# Campgrounds Near St. Louis, Mo



## OutbackerTim (Oct 5, 2011)

My family and I are going to be taking a trip to St. Louis this summer. I am looking for a campground with full hook ups within a half hour or so drive of the city. We plan on hitting Six Flags for a day, and then spending the rest of the time going into the city to see the sites there. Does anyone have any recommendations? Thanks,
Tim


----------



## fspieg (Jul 31, 2006)

Take a look at Casino Queen campground you will not be disappointed. We have been there 4 times. Do not let the fact it's on the East side bother you. The security is excellent drive by every 15 minutes.

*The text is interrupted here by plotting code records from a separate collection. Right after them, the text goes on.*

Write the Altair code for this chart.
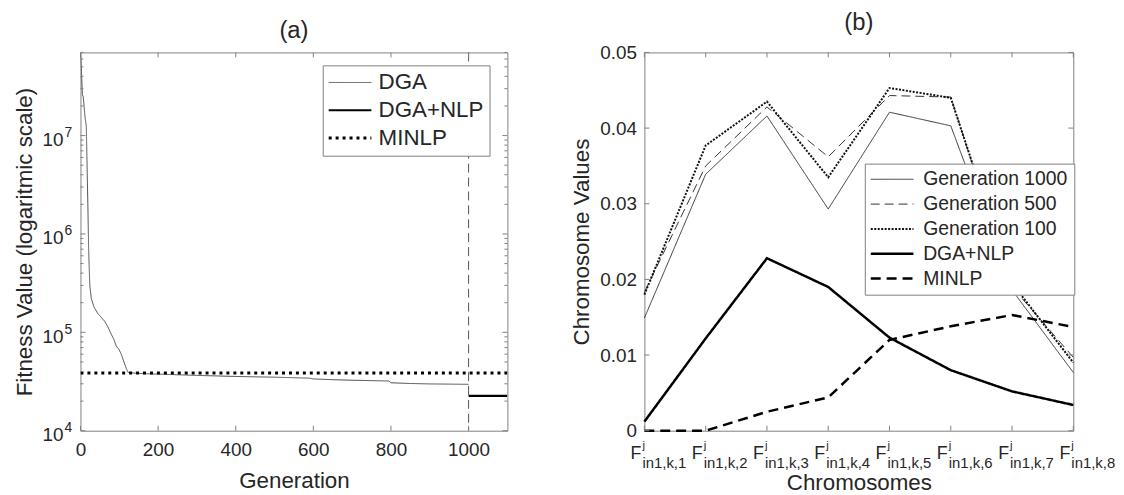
import altair as alt
import pandas as pd

FONT = "Liberation Sans"
TXT = "#262626"
AX = "#808080"

# ---------------- panel (a) data ----------------
gen_dga = [0, 2, 5, 7, 12, 15, 19, 21, 24, 28, 35, 45, 55, 62, 70, 79, 86, 92, 100, 105, 112, 118, 123,
           150, 200, 300, 400, 500, 590, 600, 650, 700, 795, 800, 850, 900, 1000]
fit_dga = [7.0e7, 5.0e7, 2.6e7, 2.5e7, 1.5e7, 1.25e7, 2.0e6, 7.0e5, 3.0e5, 2.2e5, 1.8e5, 1.55e5, 1.4e5,
           1.3e5, 1.15e5, 9.6e4, 8.5e4, 7.3e4, 6.6e4, 6.0e4, 5.0e4, 4.3e4, 3.9e4,
           3.82e4, 3.76e4, 3.65e4, 3.56e4, 3.5e4, 3.42e4, 3.36e4, 3.3e4, 3.26e4, 3.2e4, 3.07e4, 3.02e4, 2.99e4, 2.96e4]
gen_minlp_a = [0, 1100]
fit_minlp_a = [3.85e4, 3.85e4]
gen_dganlp_a = [1000, 1100]
fit_dganlp_a = [2.26e4, 2.26e4]
gen_switch = [1000]
names_a = ["DGA", "DGA+NLP", "MINLP"]
colors_a = ["#4d4d4d", "#000000", "#000000"]
dashes_a = [[1, 0], [1, 0], [3, 4]]
widths_a = [1, 2.2, 3]
gen_ticks = [0, 200, 400, 600, 800, 1000]
exp_ticks = [4, 5, 6, 7]
minor_ticks = [m * 10 ** k for k in (4, 5, 6, 7) for m in range(2, 10) if m * 10 ** k <= 7e7]

# ---------------- panel (b) data ----------------
cats = ["in1,k,1", "in1,k,2", "in1,k,3", "in1,k,4", "in1,k,5", "in1,k,6", "in1,k,7", "in1,k,8"]
gen1000 = [0.0149, 0.0339, 0.0416, 0.0293, 0.0421, 0.0403, 0.0186, 0.0077]
gen500 = [0.0183, 0.0350, 0.0428, 0.0362, 0.0443, 0.0441, 0.0190, 0.0097]
gen100 = [0.0180, 0.0377, 0.0435, 0.0335, 0.0453, 0.0440, 0.0195, 0.0090]
dganlp_b = [0.0012, 0.0122, 0.0228, 0.0190, 0.0123, 0.0080, 0.0052, 0.0034]
minlp_b = [0.0, 0.0, 0.0025, 0.0044, 0.0120, 0.0138, 0.0153, 0.0137]
names_b = ["Generation 1000", "Generation 500", "Generation 100", "DGA+NLP", "MINLP"]
colors_b = ["#333333", "#333333", "#111111", "#000000", "#000000"]
dashes_b = [[1, 0], [9, 5], [2, 1.5], [1, 0], [10, 6]]
widths_b = [1, 1, 2, 2.5, 2.5]
val_ticks = [0, 0.01, 0.02, 0.03, 0.04, 0.05]

W_A, W_B, H = 430, 432, 381
LINE_SYMBOL = "M-4,0H4"   # horizontal stroke, length = 4*sqrt(size)


def series_channels(names, colors, dashes, widths, legend):
    # series index k (0..n-1) through threshold scales, so that one merged legend
    # carries colour, dash pattern and stroke width of every series
    th = [i + 0.5 for i in range(len(names) - 1)]
    return dict(
        color=alt.Color("k:Q", scale=alt.Scale(type="threshold", domain=th, range=colors), legend=legend),
        strokeDash=alt.StrokeDash("k:Q", scale=alt.Scale(type="threshold", domain=th, range=dashes),
                                  legend=legend),
        strokeWidth=alt.StrokeWidth("k:Q", scale=alt.Scale(type="threshold", domain=th, range=widths),
                                    legend=legend),
    )


def names_expr(names):
    return "[" + ",".join("'%s'" % n for n in names) + "][datum.index]"


# ---------------- panel (a) ----------------
rows = []
for g, f in zip(gen_dga, fit_dga):
    rows.append({"gen": g, "fit": f, "k": 0})
for g, f in zip(gen_dganlp_a, fit_dganlp_a):
    rows.append({"gen": g, "fit": f, "k": 1})
for g, f in zip(gen_minlp_a, fit_minlp_a):
    rows.append({"gen": g, "fit": f, "k": 2})
df_a = pd.DataFrame(rows)

x_a = alt.X("gen:Q", scale=alt.Scale(domain=[0, 1100], nice=False, zero=False),
            axis=alt.Axis(values=gen_ticks, format="d", title="Generation", ticks=False, tickSize=0,
                          domain=False, grid=False, labelPadding=10, labelFontSize=19, titleFontSize=22.5,
                          titlePadding=10, labelFlush=False, labelOverlap=False))
y_a = alt.Y("fit:Q", scale=alt.Scale(type="log", domain=[1e4, 7e7], nice=False),
            axis=alt.Axis(labels=False, ticks=False, tickSize=0, domain=False, grid=False,
                          title="Fitness Value (logaritmic scale)", titleFontSize=22.5, titlePadding=44))

legend_a = alt.Legend(title=None, orient="none", legendX=244, legendY=13, symbolType=LINE_SYMBOL,
                      symbolSize=115.56, symbolOffset=10.25, labelOffset=17.5,
                      labelFontSize=22.5, labelFont=FONT, labelColor=TXT, labelExpr=names_expr(names_a),
                      padding=6, rowPadding=5, strokeColor=AX, fillColor="white", labelLimit=300)

lines_a = alt.Chart(df_a).mark_line(strokeCap="butt", clip=True).encode(
    x=x_a, y=y_a, **series_channels(names_a, colors_a, dashes_a, widths_a, legend_a))

switch = alt.Chart(pd.DataFrame({"gen": gen_switch})).mark_rule(
    color="#555555", strokeDash=[9, 5], strokeWidth=1).encode(x=alt.X("gen:Q"))

gt = pd.DataFrame({"gen": gen_ticks})
xt_bot = alt.Chart(gt).mark_rule(color=AX).encode(x="gen:Q", y=alt.value(H), y2=alt.value(H - 5))
xt_top = alt.Chart(gt).mark_rule(color=AX).encode(x="gen:Q", y=alt.value(0), y2=alt.value(5))

yt = pd.DataFrame({"fit": [10.0 ** k for k in exp_ticks], "base": ["10"] * len(exp_ticks),
                   "exp": [str(k) for k in exp_ticks]})
ym = pd.DataFrame({"fit": minor_ticks})
yt_l = alt.Chart(yt).mark_rule(color=AX).encode(y="fit:Q", x=alt.value(0), x2=alt.value(5))
yt_r = alt.Chart(yt).mark_rule(color=AX).encode(y="fit:Q", x=alt.value(W_A), x2=alt.value(W_A - 5))
ym_l = alt.Chart(ym).mark_rule(color=AX).encode(y="fit:Q", x=alt.value(0), x2=alt.value(3))
ym_r = alt.Chart(ym).mark_rule(color=AX).encode(y="fit:Q", x=alt.value(W_A), x2=alt.value(W_A - 3))

lab_base = alt.Chart(yt).mark_text(align="right", baseline="middle", fontSize=19, font=FONT,
                                   color=TXT, dy=4.5).encode(x=alt.value(-17), y="fit:Q", text="base:N")
lab_exp = alt.Chart(yt).mark_text(align="left", baseline="middle", fontSize=14, font=FONT,
                                  color=TXT, dy=-2.5).encode(x=alt.value(-16), y="fit:Q", text="exp:N")

chart_a = alt.layer(lines_a, switch, xt_bot, xt_top, yt_l, yt_r, ym_l, ym_r, lab_base, lab_exp).properties(
    width=W_A, height=H,
    title=alt.TitleParams("(a)", fontSize=24, font=FONT, color=TXT, fontWeight="normal",
                          anchor="middle", offset=9))

# ---------------- panel (b) ----------------
rows = []
for i, vals in enumerate([gen1000, gen500, gen100, dganlp_b, minlp_b]):
    for c, v in zip(cats, vals):
        rows.append({"chrom": c, "val": v, "k": i})
df_b = pd.DataFrame(rows)

x_b = alt.X("chrom:N", sort=cats, scale=alt.Scale(type="point", domain=cats, padding=0),
            axis=alt.Axis(labels=False, ticks=False, tickSize=0, domain=False, grid=False,
                          title="Chromosomes", titleFontSize=22.5, titlePadding=41))
y_b = alt.Y("val:Q", scale=alt.Scale(domain=[0, 0.05], nice=False, zero=False),
            axis=alt.Axis(values=val_ticks, labelExpr="datum.value == 0 ? '0' : format(datum.value, '.2f')",
                          ticks=False, tickSize=0, domain=False, grid=False, labelPadding=8,
                          labelFontSize=19, title="Chromosome Values", titleFontSize=22.5,
                          titlePadding=6, labelOverlap=False))

legend_b = alt.Legend(title=None, orient="none", legendX=222, legendY=112, symbolType=LINE_SYMBOL,
                      symbolSize=115.56, symbolOffset=11.75, labelOffset=21.5,
                      labelFontSize=19.5, labelFont=FONT, labelColor=TXT, labelExpr=names_expr(names_b),
                      padding=6, rowPadding=4, strokeColor=AX, fillColor="white", labelLimit=300)

lines_b = alt.Chart(df_b).mark_line(strokeCap="butt").encode(
    x=x_b, y=y_b, **series_channels(names_b, colors_b, dashes_b, widths_b, legend_b))

ct = pd.DataFrame({"chrom": cats})
cx_bot = alt.Chart(ct).mark_rule(color=AX).encode(x="chrom:N", y=alt.value(H), y2=alt.value(H - 5))
cx_top = alt.Chart(ct).mark_rule(color=AX).encode(x="chrom:N", y=alt.value(0), y2=alt.value(5))
vt = pd.DataFrame({"val": val_ticks})
vy_l = alt.Chart(vt).mark_rule(color=AX).encode(y="val:Q", x=alt.value(0), x2=alt.value(5))
vy_r = alt.Chart(vt).mark_rule(color=AX).encode(y="val:Q", x=alt.value(W_B), x2=alt.value(W_B - 5))

lab_F = alt.Chart(ct).mark_text(text="F", align="right", baseline="alphabetic", fontSize=18, font=FONT,
                                color=TXT, dx=-3).encode(x="chrom:N", y=alt.value(H + 28))
lab_j = alt.Chart(ct).mark_text(text="j", align="left", baseline="alphabetic", fontSize=11.5, font=FONT,
                                color=TXT, dx=-2).encode(x="chrom:N", y=alt.value(H + 18))
lab_sub = alt.Chart(ct).mark_text(align="left", baseline="alphabetic", fontSize=15, font=FONT,
                                  color=TXT, dx=-2).encode(x="chrom:N", y=alt.value(H + 38), text="chrom:N")

chart_b = alt.layer(lines_b, cx_bot, cx_top, vy_l, vy_r, lab_F, lab_j, lab_sub).properties(
    width=W_B, height=H,
    title=alt.TitleParams("(b)", fontSize=24, font=FONT, color=TXT, fontWeight="normal",
                          anchor="middle", offset=9))

chart = alt.hconcat(chart_a, chart_b, spacing=62).resolve_scale(
    color="independent", strokeDash="independent", strokeWidth="independent"
).properties(
    padding={"left": 5, "top": 0, "right": 0, "bottom": 0}
).configure(font=FONT).configure_view(stroke=AX, strokeWidth=1).configure_axis(
    labelFont=FONT, titleFont=FONT, labelColor=TXT, titleColor=TXT, titleFontWeight="normal"
)

chart.save("out.html", embed_options={"renderer": "svg", "actions": False})
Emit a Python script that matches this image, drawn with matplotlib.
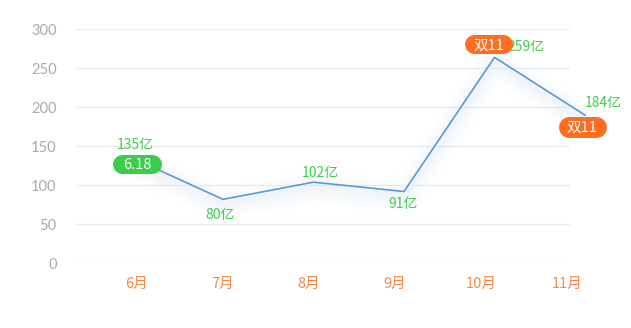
import matplotlib
matplotlib.use("Agg")
import matplotlib.pyplot as plt
import matplotlib.transforms as mtransforms

plt.rcParams['font.family'] = ['Noto Sans CJK SC', 'DejaVu Sans']

# ---- data ----
months = ['6月', '7月', '8月', '9月', '10月', '11月']
values = [135, 82, 104, 92, 264, 190]
value_labels = ['135亿', '80亿', '102亿', '91亿', '259亿', '184亿']
yticks = [0, 50, 100, 150, 200, 250, 300]
badges = {0: '6.18', 4: '双11', 5: '双11'}

# ---- styles ----
W, H, DPI = 631, 328, 100
line_color = '#5899dc'
glow_color = '#b3d3f7'
green_text = '#3fcf4c'
green_pill = '#3bcc4b'
orange_pill = '#ff6e20'
xlabel_color = '#f38a4c'
ytick_color = '#aaaaaa'
grid_color = '#ececec'

fig = plt.figure(figsize=(W / DPI, H / DPI), dpi=DPI)
fig.patch.set_facecolor('white')

left_px, right_px, top_px, bot_px = 76, 570, 29.3, 263.3
pos = [left_px / W, (H - bot_px) / H, (right_px - left_px) / W, (bot_px - top_px) / H]
ax = fig.add_axes(pos)
ax.set_ylim(0, 300)
# category label axis: label i at 137 + 86 i px
ax.set_xlim((left_px - 137) / 86, (right_px - 137) / 86)
ax.set_yticks(yticks)
ax.set_yticklabels([str(v) for v in yticks], family=['Lato', 'DejaVu Sans'],
                   fontsize=10.5, color=ytick_color)
ax.set_xticks(range(len(months)))
ax.set_xticklabels(months, fontsize=10.5, color=xlabel_color)
ax.tick_params(axis='y', length=0, pad=14)
ax.tick_params(axis='x', length=0, pad=10)
for s in ax.spines.values():
    s.set_visible(False)
ax.grid(axis='y', color=grid_color, linewidth=1)
ax.set_axisbelow(True)

# line axis: point i at 132.5 + 90.5 i px
lax = fig.add_axes(pos, sharey=ax)
lax.set_xlim((left_px - 132.5) / 90.5, (right_px - 132.5) / 90.5)
lax.axis('off')
lax.patch.set_alpha(0)
xs = list(range(len(values)))

# glow / shadow
for lw, a in [(26, 0.02), (20, 0.025), (14, 0.035), (9, 0.045), (5, 0.06)]:
    off = mtransforms.offset_copy(lax.transData, fig=fig, x=0, y=-5, units='dots')
    lax.plot(xs, values, color=glow_color, lw=lw, alpha=a, solid_capstyle='round',
             solid_joinstyle='round', transform=off, clip_on=False)
lax.plot(xs, values, color=line_color, lw=1.2, clip_on=False, zorder=3)

# value labels (offset in pixels from the point)
label_offsets = [(2.5, 13), (-3, -16), (7, 9), (-1, -12), (32, 10), (18, 12)]
for i, (txt, (dx, dy)) in enumerate(zip(value_labels, label_offsets)):
    lax.annotate(txt, (xs[i], values[i]), xytext=(dx, dy), textcoords='offset pixels',
                 ha='center', va='center', fontsize=10, color=green_text,
                 annotation_clip=False, zorder=5)

# badges (pills drawn as thick round-capped strokes)
badge_offsets = {0: (4.5, -6, 49, 19, green_pill),
                 4: (-6, 13, 48, 19, orange_pill),
                 5: (-3, -12, 48, 21, orange_pill)}
for i, txt in badges.items():
    dx, dy, bw, bh, col = badge_offsets[i]
    tr = mtransforms.Affine2D().translate(dx, dy) + \
        mtransforms.ScaledTranslation(xs[i], values[i], lax.transData)
    half = bw / 2 - bh / 2
    lax.plot([-half, half], [0, 0], color=col, lw=bh * 72 / DPI,
             solid_capstyle='round', transform=tr, clip_on=False, zorder=6)
    lax.annotate(txt, (xs[i], values[i]), xytext=(dx, dy - 1), textcoords='offset pixels',
                 ha='center', va='center', fontsize=10.5, color='white',
                 annotation_clip=False, zorder=7)

fig.savefig('out.png', dpi=DPI, facecolor='white')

Less than 5 minutes from downtown and the view from the park is stunning.


----------



## Eaglescout5 (Feb 17, 2014)

Jellystone is right next to six flags. Never camped there but I heard it is great.


----------



## OutbackerTim (Oct 5, 2011)

Thanks, I'll look into them. I saw the Jellystone, but it gets expensive if you are staying for more than a weekend. Six Flags is definately on the to do list.


----------



## LaydBack (Aug 22, 2010)

I'd suggest http://pinoakcreekrvpark.com/. We go there all the time, and it's reasonable and close to six flags. It's a bit further from the city, but still convenient to the zoo and downtown, as the traffic on 44 usually moves good, and you can avoid rush hour. We did Jellystone with the Outback, and it's a tight park. If you're not looking for the typical campground setting (trees, etc), you may try http://www.stpetersmo.net/rvpark.aspx, or http://www.sundermeierrvpark.com/. The state parks are nice, and if you go to the website, you can check for availability and usually view the site.


----------